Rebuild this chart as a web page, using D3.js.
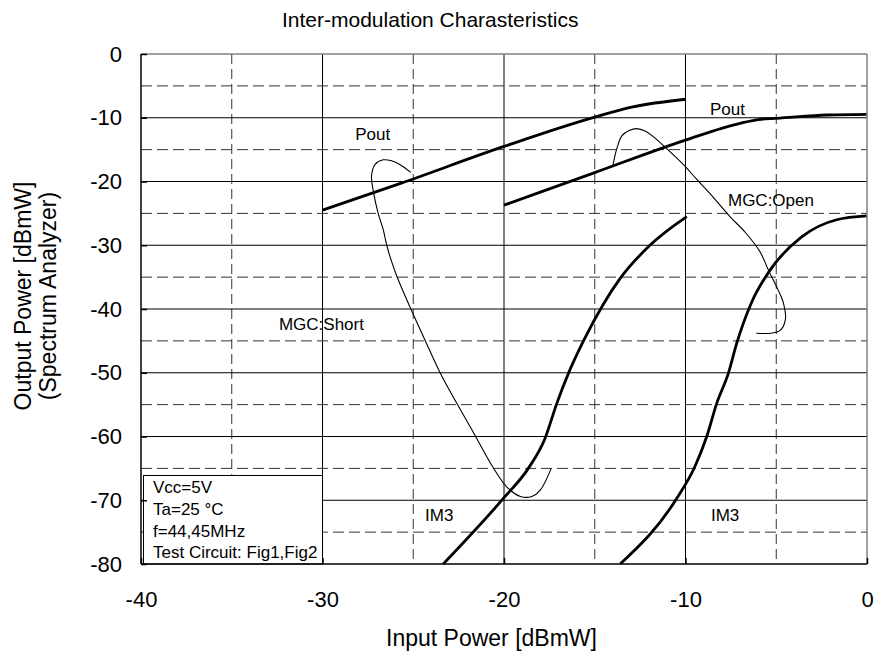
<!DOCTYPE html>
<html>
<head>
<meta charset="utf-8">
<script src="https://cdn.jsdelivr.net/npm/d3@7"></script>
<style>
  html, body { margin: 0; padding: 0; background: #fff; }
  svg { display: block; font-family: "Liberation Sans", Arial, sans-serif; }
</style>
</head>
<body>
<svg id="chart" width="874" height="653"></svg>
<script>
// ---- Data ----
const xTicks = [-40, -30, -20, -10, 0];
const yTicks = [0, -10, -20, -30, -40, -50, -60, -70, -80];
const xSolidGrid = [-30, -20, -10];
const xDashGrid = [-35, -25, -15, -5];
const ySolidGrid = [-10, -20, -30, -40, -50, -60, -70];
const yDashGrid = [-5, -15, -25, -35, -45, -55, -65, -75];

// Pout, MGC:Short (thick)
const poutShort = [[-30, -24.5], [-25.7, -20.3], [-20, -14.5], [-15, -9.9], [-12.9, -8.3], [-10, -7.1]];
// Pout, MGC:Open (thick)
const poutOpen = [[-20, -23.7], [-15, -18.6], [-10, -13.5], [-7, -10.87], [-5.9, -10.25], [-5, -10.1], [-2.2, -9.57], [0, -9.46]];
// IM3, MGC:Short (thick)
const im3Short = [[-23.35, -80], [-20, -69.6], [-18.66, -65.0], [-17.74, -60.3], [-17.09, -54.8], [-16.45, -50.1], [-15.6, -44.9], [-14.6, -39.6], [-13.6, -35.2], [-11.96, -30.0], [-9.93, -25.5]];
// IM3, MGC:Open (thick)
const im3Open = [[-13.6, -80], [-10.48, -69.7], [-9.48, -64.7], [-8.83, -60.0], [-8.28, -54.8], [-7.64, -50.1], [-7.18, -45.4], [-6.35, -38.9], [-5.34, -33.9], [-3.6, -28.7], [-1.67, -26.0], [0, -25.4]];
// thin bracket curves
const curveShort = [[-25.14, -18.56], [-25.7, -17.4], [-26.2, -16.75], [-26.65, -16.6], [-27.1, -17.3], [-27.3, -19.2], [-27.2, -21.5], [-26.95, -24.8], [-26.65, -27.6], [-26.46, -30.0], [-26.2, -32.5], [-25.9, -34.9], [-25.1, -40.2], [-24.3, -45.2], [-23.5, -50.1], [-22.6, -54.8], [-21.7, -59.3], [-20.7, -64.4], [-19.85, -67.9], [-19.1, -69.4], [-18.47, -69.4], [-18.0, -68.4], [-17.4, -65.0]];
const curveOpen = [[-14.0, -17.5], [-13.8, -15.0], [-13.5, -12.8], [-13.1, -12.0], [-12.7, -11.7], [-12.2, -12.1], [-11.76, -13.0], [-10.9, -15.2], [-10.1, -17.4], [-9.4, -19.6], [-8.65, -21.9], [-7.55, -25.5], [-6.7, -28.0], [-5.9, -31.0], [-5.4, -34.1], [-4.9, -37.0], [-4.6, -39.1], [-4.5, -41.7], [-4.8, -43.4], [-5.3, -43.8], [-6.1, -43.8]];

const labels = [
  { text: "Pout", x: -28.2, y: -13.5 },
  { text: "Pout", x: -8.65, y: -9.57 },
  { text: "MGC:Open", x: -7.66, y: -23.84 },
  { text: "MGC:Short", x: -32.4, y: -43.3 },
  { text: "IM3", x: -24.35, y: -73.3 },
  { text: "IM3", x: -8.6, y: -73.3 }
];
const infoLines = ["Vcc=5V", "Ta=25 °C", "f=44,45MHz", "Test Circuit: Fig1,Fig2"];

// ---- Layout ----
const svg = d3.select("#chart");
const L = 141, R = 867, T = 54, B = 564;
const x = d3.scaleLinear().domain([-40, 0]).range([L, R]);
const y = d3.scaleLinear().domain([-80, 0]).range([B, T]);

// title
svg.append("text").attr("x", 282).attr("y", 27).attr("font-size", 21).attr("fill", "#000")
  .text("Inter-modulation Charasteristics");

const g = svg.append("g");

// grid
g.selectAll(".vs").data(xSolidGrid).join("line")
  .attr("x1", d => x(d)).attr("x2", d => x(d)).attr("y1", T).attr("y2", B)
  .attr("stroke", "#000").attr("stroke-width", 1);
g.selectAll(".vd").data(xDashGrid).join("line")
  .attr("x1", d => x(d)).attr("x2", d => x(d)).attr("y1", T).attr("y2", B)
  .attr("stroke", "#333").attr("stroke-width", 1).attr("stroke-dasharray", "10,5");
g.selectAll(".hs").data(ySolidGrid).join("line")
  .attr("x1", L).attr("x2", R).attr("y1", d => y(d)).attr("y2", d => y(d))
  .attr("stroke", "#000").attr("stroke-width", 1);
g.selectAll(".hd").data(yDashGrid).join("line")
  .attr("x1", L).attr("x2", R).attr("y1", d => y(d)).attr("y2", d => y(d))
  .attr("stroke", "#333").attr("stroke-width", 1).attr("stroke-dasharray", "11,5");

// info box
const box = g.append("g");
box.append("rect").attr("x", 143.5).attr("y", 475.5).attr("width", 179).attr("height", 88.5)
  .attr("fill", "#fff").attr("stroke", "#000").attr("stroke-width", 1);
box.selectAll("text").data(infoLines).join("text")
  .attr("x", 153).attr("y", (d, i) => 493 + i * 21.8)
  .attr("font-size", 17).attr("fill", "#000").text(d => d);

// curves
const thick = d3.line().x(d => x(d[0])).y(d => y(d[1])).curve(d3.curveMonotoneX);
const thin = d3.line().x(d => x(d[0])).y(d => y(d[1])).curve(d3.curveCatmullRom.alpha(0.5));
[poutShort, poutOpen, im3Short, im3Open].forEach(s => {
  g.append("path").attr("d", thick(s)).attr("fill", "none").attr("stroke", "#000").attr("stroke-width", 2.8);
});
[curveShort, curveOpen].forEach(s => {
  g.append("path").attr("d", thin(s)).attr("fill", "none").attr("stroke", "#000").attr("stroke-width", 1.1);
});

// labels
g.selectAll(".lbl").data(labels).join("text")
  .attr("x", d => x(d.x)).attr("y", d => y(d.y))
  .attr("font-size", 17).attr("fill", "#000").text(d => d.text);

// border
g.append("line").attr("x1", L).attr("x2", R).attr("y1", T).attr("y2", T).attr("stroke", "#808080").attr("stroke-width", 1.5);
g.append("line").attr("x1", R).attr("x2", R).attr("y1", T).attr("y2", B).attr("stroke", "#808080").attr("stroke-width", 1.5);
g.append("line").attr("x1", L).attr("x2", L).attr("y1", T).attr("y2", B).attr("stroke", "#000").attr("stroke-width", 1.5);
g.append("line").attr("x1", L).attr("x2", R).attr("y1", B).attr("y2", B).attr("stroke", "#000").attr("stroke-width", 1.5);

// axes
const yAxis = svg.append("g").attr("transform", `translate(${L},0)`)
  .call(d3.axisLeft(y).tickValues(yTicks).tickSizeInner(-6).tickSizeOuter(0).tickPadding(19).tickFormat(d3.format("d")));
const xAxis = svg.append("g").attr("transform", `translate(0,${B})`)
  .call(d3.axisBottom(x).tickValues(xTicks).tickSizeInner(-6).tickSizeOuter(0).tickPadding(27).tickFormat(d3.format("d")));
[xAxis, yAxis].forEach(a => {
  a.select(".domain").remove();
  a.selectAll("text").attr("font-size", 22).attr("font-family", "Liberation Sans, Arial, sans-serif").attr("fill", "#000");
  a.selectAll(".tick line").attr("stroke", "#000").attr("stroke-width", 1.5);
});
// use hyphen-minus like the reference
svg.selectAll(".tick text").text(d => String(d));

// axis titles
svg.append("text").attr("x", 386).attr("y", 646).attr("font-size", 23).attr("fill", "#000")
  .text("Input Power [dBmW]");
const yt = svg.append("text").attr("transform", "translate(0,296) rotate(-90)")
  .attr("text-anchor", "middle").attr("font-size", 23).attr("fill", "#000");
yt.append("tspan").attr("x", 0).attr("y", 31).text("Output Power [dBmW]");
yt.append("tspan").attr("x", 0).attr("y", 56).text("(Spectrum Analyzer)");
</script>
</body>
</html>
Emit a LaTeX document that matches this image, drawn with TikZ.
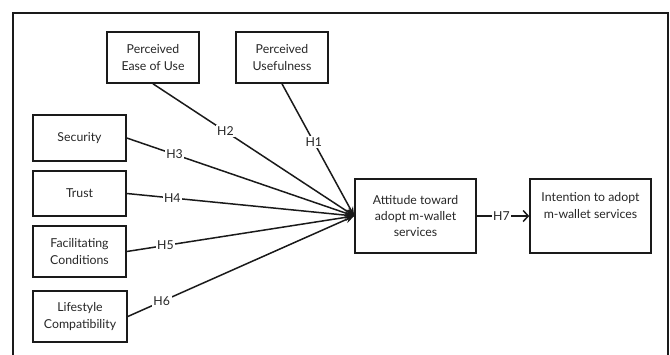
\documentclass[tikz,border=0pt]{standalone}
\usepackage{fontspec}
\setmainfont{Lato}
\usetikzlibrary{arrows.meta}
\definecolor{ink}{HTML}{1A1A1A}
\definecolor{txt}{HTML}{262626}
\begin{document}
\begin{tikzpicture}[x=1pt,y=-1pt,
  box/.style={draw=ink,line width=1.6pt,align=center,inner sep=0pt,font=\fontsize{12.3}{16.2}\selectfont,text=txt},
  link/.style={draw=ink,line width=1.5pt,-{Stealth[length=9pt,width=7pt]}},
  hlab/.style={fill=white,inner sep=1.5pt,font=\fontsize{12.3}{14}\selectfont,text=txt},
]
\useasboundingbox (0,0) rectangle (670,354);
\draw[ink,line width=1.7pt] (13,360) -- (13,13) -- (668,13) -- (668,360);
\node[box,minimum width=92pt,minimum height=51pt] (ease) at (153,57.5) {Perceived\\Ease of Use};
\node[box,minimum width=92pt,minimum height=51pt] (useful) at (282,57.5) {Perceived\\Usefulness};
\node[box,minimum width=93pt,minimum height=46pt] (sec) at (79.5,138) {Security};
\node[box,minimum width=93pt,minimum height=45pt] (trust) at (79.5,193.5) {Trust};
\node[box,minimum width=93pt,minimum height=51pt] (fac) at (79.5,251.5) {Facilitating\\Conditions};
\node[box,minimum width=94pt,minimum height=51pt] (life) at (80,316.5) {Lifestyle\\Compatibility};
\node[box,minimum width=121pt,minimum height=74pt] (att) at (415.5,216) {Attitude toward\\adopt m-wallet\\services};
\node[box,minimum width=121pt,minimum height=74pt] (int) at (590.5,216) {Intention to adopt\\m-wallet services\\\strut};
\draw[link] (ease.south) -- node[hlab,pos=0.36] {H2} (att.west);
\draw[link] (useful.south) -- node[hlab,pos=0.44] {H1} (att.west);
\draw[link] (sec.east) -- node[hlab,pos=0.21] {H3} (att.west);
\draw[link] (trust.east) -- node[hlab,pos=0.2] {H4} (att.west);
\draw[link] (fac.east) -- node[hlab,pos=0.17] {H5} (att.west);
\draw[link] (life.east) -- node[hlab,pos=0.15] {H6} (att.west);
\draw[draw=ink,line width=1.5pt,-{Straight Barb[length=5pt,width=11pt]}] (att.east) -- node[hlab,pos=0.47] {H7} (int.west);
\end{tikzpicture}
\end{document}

^^^^

EXERCISE PROMPT ::
Where a line above holds the string "this", show that line.

RESPONSE TO THE EXERCISE ::
Rebuild this chart as a web page, using D3.js.
Emit a LaTeX document that matches this image, drawn with TikZ.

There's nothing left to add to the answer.